Communication/channel
 Dr Kurien wanted to offer thousands of small dairy farmers centralised marketing and quality
control facilities. These were the missing links in the dairy economy at the time. The model,
which came to be known as the ‘Anand Pattern’, would operate at three levels. A dairy
cooperative society at the Village level would be responsible for collecting milk, the District
milk union to which the village dairy was affiliated procured and processed the milk, and the
State milk federation markets the milk and milk products. 
 The programme established milk producer cooperatives in villages and made modern
technology available to them. The objectives of this programme were to increase milk
production, augment rural incomes and cut out the middle-men. This allowed milk producers
to benefit from the profits of milk marketing. Due to its low capital requirement, short
operating cycle and steady returns, the dairy industry rapidly grew in popularity among
marginal and small farmers
 The 1990s saw a lot of diversification in the ads with respect to themes as the Amul Girl
started to adore Bollywood like we do, with quirky ads based on movie posters. This
marketing push combined with supply chain strength, helped Amul transform India from a
milk-deficient nation into the world’s largest milk producer, surpassing the US in 1998. In
just 10 years, milk supply increased from 17.5 litres to 52 litres per 1000 urban consumers.
By the late 90s, Amul was owned by 12MM farmer members grouped into over 1lakh village
level dairy cooperative societies. The societies were grouped in 170 district-level unions
spanning 338 districts.

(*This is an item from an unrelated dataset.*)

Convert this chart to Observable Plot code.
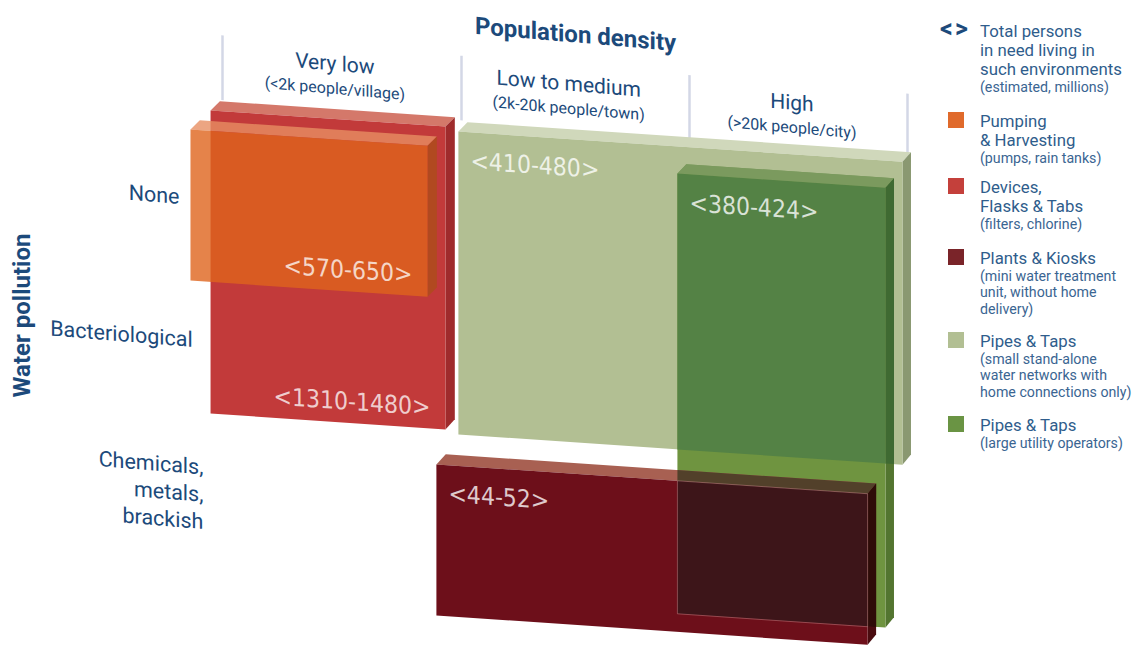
<!DOCTYPE html>
<html><head><meta charset="utf-8">
<script src="https://cdn.jsdelivr.net/npm/d3@7"></script>
<script src="https://cdn.jsdelivr.net/npm/@observablehq/plot@0.6"></script>
<style>
body{margin:0;background:#fff;}
#wrap{position:relative;width:1134px;height:651px;overflow:hidden;font-family:Roboto,"DejaVu Sans",sans-serif;}
#wrap svg{position:absolute;left:0;top:0;}
.lg{position:absolute;left:980px;color:#2f5d8c;white-space:nowrap;}
.lm{font-size:16.8px;line-height:19px;}
.ls{font-size:14.2px;line-height:16.5px;color:#3a6592;}
.sw{position:absolute;left:948px;width:16px;height:16px;}
</style></head><body><div id="wrap"></div><script>
// ---------- data ----------
const densityLevels = ["Very low", "Low to medium", "High"];
const densityNotes = ["(<2k people/village)", "(2k-20k people/town)", "(>20k people/city)"];
const pollutionLevels = ["None", "Bacteriological", "Chemicals,\nmetals,\nbrackish"];
const solutions = ["Pumping & Harvesting", "Devices, Flasks & Tabs", "Plants & Kiosks", "Pipes & Taps (small)", "Pipes & Taps (large)"];
const personsInNeed = ["570-650", "1310-1480", "44-52", "410-480", "380-424"];
const densityFrom = [0, 0, 1, 1, 2];
const densityTo   = [0, 0, 2, 2, 2];
const pollutionFrom = [0, 0, 2, 0, 0];
const pollutionTo   = [0, 1, 2, 1, 2];
const legendHeader = ["Total persons", "in need living in", "such environments"];
const legendHeaderNote = ["(estimated, millions)"];
const legendMain = [["Pumping", "& Harvesting"], ["Devices,", "Flasks & Tabs"], ["Plants & Kiosks"], ["Pipes & Taps"], ["Pipes & Taps"]];
const legendSub = [["(pumps, rain tanks)"], ["(filters, chlorine)"], ["(mini water treatment", "unit, without home", "delivery)"], ["(small stand-alone", "water networks with", "home connections only)"], ["(large utility operators)"]];

// ---------- styles / layout ----------
const NAVY = "#1c4a7b";
const style = [
  {front:"#de641d", top:"#e78e63", side:"#ac4e1a", opacity:0.8, legend:"#e06a2b", inset:[-0.134,-0.142,0.03,0.093], label:"end"},
  {front:"#c23a3a", top:"#d4786a", side:"#9f2b2c", opacity:1, legend:"#c4403b", inset:[-0.05,-0.067,-0.114,-0.021], label:"end"},
  {front:"#6d0f1a", top:"#a86052", side:"#4a0c10", opacity:1, legend:"#7a2429", inset:[-0.105,-0.183,0.21,0.191], label:"start"},
  {front:"#b2bf93", top:"#d0d8bb", side:"#8a9871", opacity:1, legend:"#b2bf93", inset:[-0.013,-0.023,-0.085,0.006], label:"start"},
  {front:"#6f9440", top:"#7b9a5e", side:"#537530", opacity:1, legend:"#6a9444", inset:[-0.053,-0.101,0.106,0.071], label:"start"}
];
const drawOrder = [1, 0, 3, 4, 2];
const overlaps = [
  {over:4, under:3, front:"#548245", top:"#7b9a5e", side:"#3f6a32"},
  {over:2, under:4, front:"#3d1519", top:"#52402a", side:"#2e0c08"}
];
const DU = 0.039, DV = -0.07;
const rowLabelX = [-0.18, -0.125, -0.08];
const legendTops = [121, 187, 258, 341, 425];

const boxes = solutions.map((name, i) => {
  const s = style[i];
  const u1 = densityFrom[i] + s.inset[0], u2 = densityTo[i] + 1 + s.inset[1];
  const v1 = pollutionFrom[i] + s.inset[2], v2 = pollutionTo[i] + 1 + s.inset[3];
  return {i, name, u1, u2, v1, v2, label: "<" + personsInNeed[i] + ">",
    front: [[u1,v1],[u2,v1],[u2,v2],[u1,v2]],
    top: [[u1,v1],[u2,v1],[u2+DU,v1+DV],[u1+DU,v1+DV]],
    side: [[u2,v1],[u2+DU,v1+DV],[u2+DU,v2+DV],[u2,v2]]};
});

function clipPoly(poly, r) {
  const ix = (a, b, x) => [x, a[1] + (b[1]-a[1]) * (x-a[0]) / (b[0]-a[0])];
  const iy = (a, b, y) => [a[0] + (b[0]-a[0]) * (y-a[1]) / (b[1]-a[1]), y];
  const edges = [
    [p => p[0] >= r.u1, (a,b) => ix(a,b,r.u1)],
    [p => p[0] <= r.u2, (a,b) => ix(a,b,r.u2)],
    [p => p[1] >= r.v1, (a,b) => iy(a,b,r.v1)],
    [p => p[1] <= r.v2, (a,b) => iy(a,b,r.v2)]
  ];
  let out = poly;
  for (const [inside, inter] of edges) {
    const inp = out; out = [];
    for (let j = 0; j < inp.length; j++) {
      const cur = inp[j], prev = inp[(j + inp.length - 1) % inp.length];
      if (inside(cur)) { if (!inside(prev)) out.push(inter(prev, cur)); out.push(cur); }
      else if (inside(prev)) out.push(inter(prev, cur));
    }
    if (!out.length) break;
  }
  return out;
}

const poly = (pts, fill, opacity = 1, extra = {}) => Plot.line(pts.map(([u, v]) => ({u, v})),
  {x: "u", y: "v", fill, fillOpacity: opacity, stroke: "none", curve: "linear-closed", ariaDescription: "skew-box", ...extra});

const marks = [];
// column dividers + headers
marks.push(Plot.ruleX([0, 1, 2, 3], {x: d => d, y1: -0.645, y2: -0.19, stroke: "#d3d7e6", strokeWidth: 2.5, ariaDescription: "skew-head"}));
marks.push(Plot.text(["Population density"], {x: 1.5, y: -0.865, text: d => d, fontSize: 24, fontWeight: "bold", fill: NAVY, ariaDescription: "skew-head"}));
marks.push(Plot.text(densityLevels, {x: (d, i) => i + 0.47, y: -0.515, text: d => d, fontSize: 21, fill: NAVY, ariaDescription: "skew-head"}));
marks.push(Plot.text(densityNotes, {x: (d, i) => i + 0.47, y: -0.34, text: d => d, fontSize: 16, fill: NAVY, ariaDescription: "skew-head"}));
// row labels
marks.push(Plot.text(pollutionLevels, {x: (d, i) => rowLabelX[i], y: (d, i) => i + 0.5, text: d => d, textAnchor: "end", lineHeight: 1.27, fontSize: 21.5, fill: NAVY, ariaDescription: "skew-row"}));
marks.push(Plot.text(["Water pollution"], {x: -0.837, y: 1.324, text: d => d, rotate: -90, fontSize: 24, fontWeight: "bold", fill: NAVY}));

// boxes
for (const i of drawOrder) {
  const b = boxes[i], s = style[i];
  marks.push(poly(b.top, s.top, s.opacity));
  marks.push(poly(b.side, s.side, s.opacity));
  marks.push(poly(b.front, s.front, s.opacity));
  for (const o of overlaps.filter(o => o.over === i)) {
    const under = boxes[o.under];
    const r = {u1: under.u1, u2: under.u2, v1: under.v1, v2: under.v2};
    for (const face of ["top", "side", "front"]) {
      const c = clipPoly(b[face], r);
      if (c.length > 2) marks.push(poly(c, o[face], 1, face === "front" && i === 2 ? {stroke: "#e8b0b0", strokeOpacity: 0.45, strokeWidth: 0.8} : {}));
    }
  }
}
// value labels
const endBoxes = boxes.filter(b => style[b.i].label === "end");
const startBoxes = boxes.filter(b => style[b.i].label === "start");
const labelFont = "'DejaVu Sans Condensed','Liberation Sans Narrow',Roboto,sans-serif";
marks.push(Plot.text(endBoxes, {x: "u2", y: "v2", text: "label", textAnchor: "end", dx: -15, dy: -21, fontSize: 24.5, fontWeight: 500, fill: "white", fillOpacity: 0.75, fontFamily: labelFont, ariaDescription: "skew-box"}));
marks.push(Plot.text(startBoxes, {x: "u1", y: "v1", text: "label", textAnchor: "start", dx: 12, dy: 29, fontSize: 24.5, fontWeight: 500, fill: "white", fillOpacity: 0.78, fontFamily: labelFont, ariaDescription: "skew-box"}));

const chart = Plot.plot({
  width: 1134, height: 651, margin: 0,
  x: {type: "linear", domain: [0, 1, 2, 3], range: [222, 461, 689, 907], axis: null},
  y: {type: "linear", domain: [0.5, 1.5, 2.5], range: [198, 340, 494], axis: null},
  style: {fontFamily: "Roboto, 'DejaVu Sans', sans-serif", background: "white", overflow: "visible"},
  marks
});
const x0 = chart.scale("x").apply(0);
for (const [desc, k] of [["skew-box", 0.068], ["skew-head", 0.085], ["skew-row", 0.08]]) {
  chart.querySelectorAll(`g[aria-description="${desc}"]`).forEach(g => {
    const t = g.getAttribute("transform") || "";
    g.setAttribute("transform", `matrix(1,${k},0,1,0,${-k * x0}) ${t}`);
  });
}
const wrap = document.getElementById("wrap");
wrap.appendChild(chart);

// legend
function addBlock(top, mains, subs) {
  const d = document.createElement("div");
  d.className = "lg";
  d.style.top = (top - 9.5) + "px";
  for (const m of mains) { const e = document.createElement("div"); e.className = "lm"; e.textContent = m; d.appendChild(e); }
  for (const s of subs) { const e = document.createElement("div"); e.className = "ls"; e.textContent = s; d.appendChild(e); }
  wrap.appendChild(d);
}
const icon = document.createElement("div");
icon.textContent = "< >";
Object.assign(icon.style, {position: "absolute", left: "940px", top: "15px", fontSize: "25px", fontWeight: "bold", color: NAVY, lineHeight: "28px", letterSpacing: "-2px"});
wrap.appendChild(icon);
addBlock(31, legendHeader, legendHeaderNote);
solutions.forEach((s, i) => {
  const sw = document.createElement("div");
  sw.className = "sw";
  sw.style.top = (legendTops[i] - 9) + "px";
  sw.style.background = style[i].legend;
  wrap.appendChild(sw);
  addBlock(legendTops[i], legendMain[i], legendSub[i]);
});
</script></body></html>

The unions made up 22 state-level federations that marketed the Amul
brand. 

CHALLENGES AND OVERCOMING STRATEGY

 In 2016 Amul partnered with Amazon to cater to the demand for ghee of the overseas
audience.Export of commodities depends on international prices and in few cases it is not
viable for milk products given the volatility in prices and incremental costs. To scale the
global business, Amul began to set up production facilities outside India. 
 While most FMCG companies were showing single digit growth of 6-7%, Amul registered a
17.5% jump in FY 2017.  In FY2010, turnover was around Rs.8,000 crore, which in FY2017
grew to Rs 27,043 crore at a CAGR of 20%. This is no mean feat, as it would outstrip global
brands like Unilever and P&G. The key factor driving its growth was the trusted brand it had
built.
 Umbrella branding and no target segmentation strategy has worked very well for Amul – all
its products are under one single brand. And Amul has done well, sticking with the Butter
Girl for the last fifty years, against the advice of several advertising agencies. This kind of
consistency results in powerful customer acquisition economics. Amul’s marketing spend
would remain below 3% of its annual turnover all through 2018. For any business of this
scale, this ratio sounds “utterly, butterfly, delicious”. New age D2C brands have 20-30% of
their revenues as their ad-spend budget, which can learn a lot from Amul’s marketing
efficiency.
 ‘Never let a good crisis go to waste’ is a popular phrase and Amul has truly exemplified it.
Sensing changed consumption patterns and growth trends; it has quickly re-assessed its
product launch pipeline. In the first four months of FY21, it has launched an astounding 33
new products, the highest in a quarter.  
 To ensure that there was no supply disruption, it paid casual workers Rs. 100-125 extra and
gave distributors an extra 35 paisa incentive per liter of milk. It also made food and stay
arrangements for workers inside dairy plants to avoid any labor shortages. Fear was assuaged
by providing warm drinking water and Ayurvedic medicines to its workers.